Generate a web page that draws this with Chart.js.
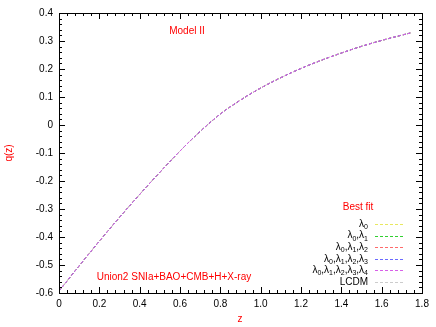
<!DOCTYPE html>
<html>
<head>
<meta charset="utf-8">
<script src="https://cdn.jsdelivr.net/npm/chart.js@4"></script>
<style>
  html, body { margin: 0; padding: 0; background: #fff; }
  #wrap { width: 436px; height: 327px; position: relative; }
</style>
</head>
<body>
<div id="wrap"><canvas id="qz"></canvas></div>
<script>
// redshift samples and deceleration parameter
const zValues = [0, 0.1, 0.2, 0.3, 0.4, 0.5, 0.6, 0.7, 0.8, 0.9, 1.0, 1.1, 1.2, 1.3, 1.4, 1.5, 1.6, 1.7, 1.75];
const qValues = [-0.593, -0.503, -0.415, -0.330, -0.248, -0.169, -0.093, -0.023, 0.039, 0.089, 0.132, 0.169, 0.202, 0.231, 0.257, 0.281, 0.302, 0.321, 0.330];

const seriesLabels = ['λ0', 'λ0,λ1', 'λ0,λ1,λ2', 'λ0,λ1,λ2,λ3', 'λ0,λ1,λ2,λ3,λ4', 'LCDM'];
const seriesColors = ['#e8e860', '#30d030', '#ff6a6a', '#6a6aff', '#d860e8', '#cccccc'];
const drawOrder = [5, 4, 3, 2, 0, 6];

const xTicks = { min: 0, max: 1.8, step: 0.2, minor: 0.04 };
const yTicks = { min: -0.6, max: 0.4, step: 0.1, minor: 0.02 };

const FONT = 'Liberation Sans, Arial, Helvetica, sans-serif';

function points(zs, qs) {
    return zs.map(function (z, i) { return { x: z, y: qs[i] }; });
}

const datasets = seriesLabels.map(function (label, i) {
    return {
        label: label,
        data: points(zValues, qValues),
        borderColor: seriesColors[i],
        borderWidth: 1,
        borderDash: [3, 2],
        pointRadius: 0,
        fill: false,
        tension: 0.4,
        order: drawOrder[i]
    };
});

// draw "λ0,λ1" style text with the digits as subscripts, right aligned at x
function drawSubText(ctx, text, xRight, y) {
    const parts = [];
    for (const ch of text) {
        parts.push({ ch: ch, sub: /[0-9]/.test(ch) });
    }
    let w = 0;
    parts.forEach(function (p) {
        ctx.font = (p.sub ? '7px ' : '10px ') + FONT;
        p.w = ctx.measureText(p.ch).width;
        w += p.w;
    });
    let x = xRight - w;
    parts.forEach(function (p) {
        ctx.font = (p.sub ? '7px ' : '10px ') + FONT;
        ctx.fillText(p.ch, x, p.sub ? y + 3 : y);
        x += p.w;
    });
}

const framePlugin = {
    id: 'frame',
    afterDraw: function (chart) {
        const ctx = chart.ctx;
        const a = chart.chartArea;
        const xs = chart.scales.x, ys = chart.scales.y;
        ctx.save();
        ctx.strokeStyle = '#000';
        ctx.lineWidth = 1;
        ctx.strokeRect(Math.round(a.left) + 0.5, Math.round(a.top) + 0.5,
            Math.round(a.right - a.left), Math.round(a.bottom - a.top));
        ctx.beginPath();
        // x ticks, inward on bottom and top
        const nx = Math.round((xTicks.max - xTicks.min) / xTicks.minor);
        for (let i = 0; i <= nx; i++) {
            const v = xTicks.min + i * xTicks.minor;
            const px = Math.round(xs.getPixelForValue(v)) + 0.5;
            const len = (i % 5 === 0) ? 6 : 3;
            ctx.moveTo(px, a.bottom); ctx.lineTo(px, a.bottom - len);
            ctx.moveTo(px, a.top); ctx.lineTo(px, a.top + len);
        }
        const ny = Math.round((yTicks.max - yTicks.min) / yTicks.minor);
        for (let i = 0; i <= ny; i++) {
            const v = yTicks.min + i * yTicks.minor;
            const py = Math.round(ys.getPixelForValue(v)) + 0.5;
            const len = (i % 5 === 0) ? 6 : 3;
            ctx.moveTo(a.left, py); ctx.lineTo(a.left + len, py);
            ctx.moveTo(a.right, py); ctx.lineTo(a.right - len, py);
        }
        ctx.stroke();

        // labels
        ctx.fillStyle = '#ff0000';
        ctx.font = '10px ' + FONT;
        ctx.textAlign = 'center';
        ctx.textBaseline = 'middle';
        ctx.fillText('Model II', 187, 31);
        ctx.fillText('Union2 SNIa+BAO+CMB+H+X-ray', 174, 277);
        ctx.fillText('Best fit', 358, 207);
        ctx.fillText('z', 240, 319);
        ctx.save();
        ctx.translate(9, 153);
        ctx.rotate(-Math.PI / 2);
        ctx.fillText('q(z)', 0, 0);
        ctx.restore();

        // legend
        ctx.textAlign = 'left';
        ctx.fillStyle = '#000';
        chart.data.datasets.forEach(function (ds, i) {
            const y = 224 + i * 11.6;
            drawSubText(ctx, ds.label, 368, y);
            ctx.beginPath();
            ctx.strokeStyle = ds.borderColor;
            ctx.setLineDash([3, 2]);
            ctx.moveTo(375, Math.round(y) + 0.5);
            ctx.lineTo(403, Math.round(y) + 0.5);
            ctx.stroke();
            ctx.setLineDash([]);
        });
        ctx.restore();
    }
};

new Chart(document.getElementById('qz').getContext('2d'), {
    type: 'line',
    data: { datasets: datasets },
    options: {
        responsive: true,
        maintainAspectRatio: false,
        animation: false,
        layout: { padding: { left: 0, right: 14, top: 13, bottom: 0 } },
        plugins: {
            legend: { display: false },
            tooltip: { enabled: false }
        },
        scales: {
            x: {
                type: 'linear',
                min: xTicks.min,
                max: xTicks.max,
                grid: { display: false, drawTicks: false },
                border: { display: false },
                ticks: { stepSize: xTicks.step, color: '#000', font: { family: FONT, size: 10 }, padding: 5, maxRotation: 0 },
                afterFit: function (s) { s.height = 34; }
            },
            y: {
                min: yTicks.min,
                max: yTicks.max,
                grid: { display: false, drawTicks: false },
                border: { display: false },
                ticks: { stepSize: yTicks.step, color: '#000', font: { family: FONT, size: 10 }, padding: 6 },
                afterFit: function (s) { s.width = 59; }
            }
        }
    },
    plugins: [framePlugin]
});
</script>
</body>
</html>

__WHAT IS NEEDED__: From the listing above, copy out each line where the word "with" appears.

__WRITTEN ANSWER__:
Generate a web page that draws this with Chart.js.
// draw "λ0,λ1" style text with the digits as subscripts, right aligned at x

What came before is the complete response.